TASK STATEMENT:
Without including any images, repeat the data exactly.

-- start --

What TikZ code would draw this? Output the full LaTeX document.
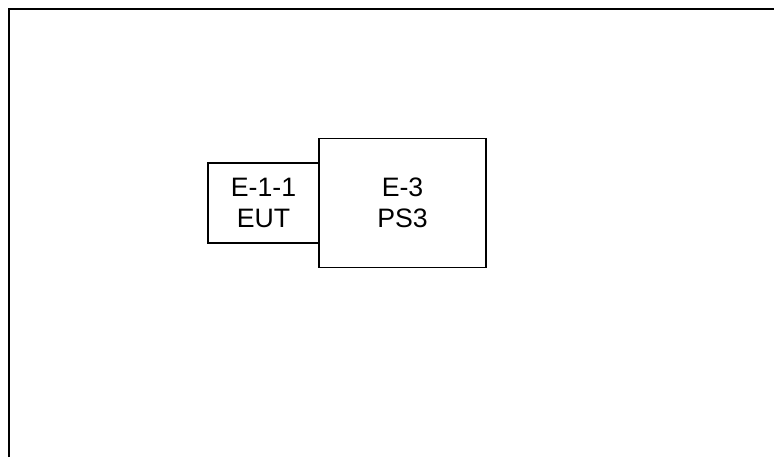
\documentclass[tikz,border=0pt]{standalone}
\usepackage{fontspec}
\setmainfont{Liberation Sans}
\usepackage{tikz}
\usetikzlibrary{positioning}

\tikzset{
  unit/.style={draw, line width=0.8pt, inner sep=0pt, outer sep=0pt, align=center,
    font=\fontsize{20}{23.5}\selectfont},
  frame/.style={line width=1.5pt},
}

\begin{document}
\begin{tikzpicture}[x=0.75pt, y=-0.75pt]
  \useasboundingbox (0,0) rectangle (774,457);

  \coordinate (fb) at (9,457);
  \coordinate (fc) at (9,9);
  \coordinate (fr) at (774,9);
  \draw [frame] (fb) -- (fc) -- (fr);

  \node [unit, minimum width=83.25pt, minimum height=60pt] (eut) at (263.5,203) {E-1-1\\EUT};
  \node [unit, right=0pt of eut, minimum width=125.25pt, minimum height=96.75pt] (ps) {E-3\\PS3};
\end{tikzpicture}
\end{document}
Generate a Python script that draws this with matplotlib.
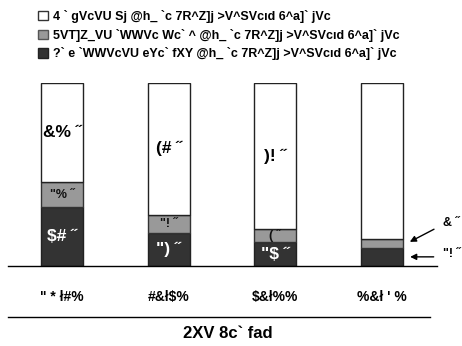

-- end --

COMPLETED TASK:
What TikZ code would draw this? Output the full LaTeX document.
\documentclass[tikz,border=0pt]{standalone}
\usepackage{fontspec}
\setmainfont{Liberation Sans}
\usepackage{tikz}
\usetikzlibrary{positioning}

\tikzset{
  unit/.style={draw, line width=0.8pt, inner sep=0pt, outer sep=0pt, align=center,
    font=\fontsize{20}{23.5}\selectfont},
  frame/.style={line width=1.5pt},
}

\begin{document}
\begin{tikzpicture}[x=0.75pt, y=-0.75pt]
  \useasboundingbox (0,0) rectangle (774,457);

  \coordinate (fb) at (9,457);
  \coordinate (fc) at (9,9);
  \coordinate (fr) at (774,9);
  \draw [frame] (fb) -- (fc) -- (fr);

  \node [unit, minimum width=83.25pt, minimum height=60pt] (eut) at (263.5,203) {E-1-1\\EUT};
  \node [unit, right=0pt of eut, minimum width=125.25pt, minimum height=96.75pt] (ps) {E-3\\PS3};
\end{tikzpicture}
\end{document}
Generate a Python script that draws this with matplotlib.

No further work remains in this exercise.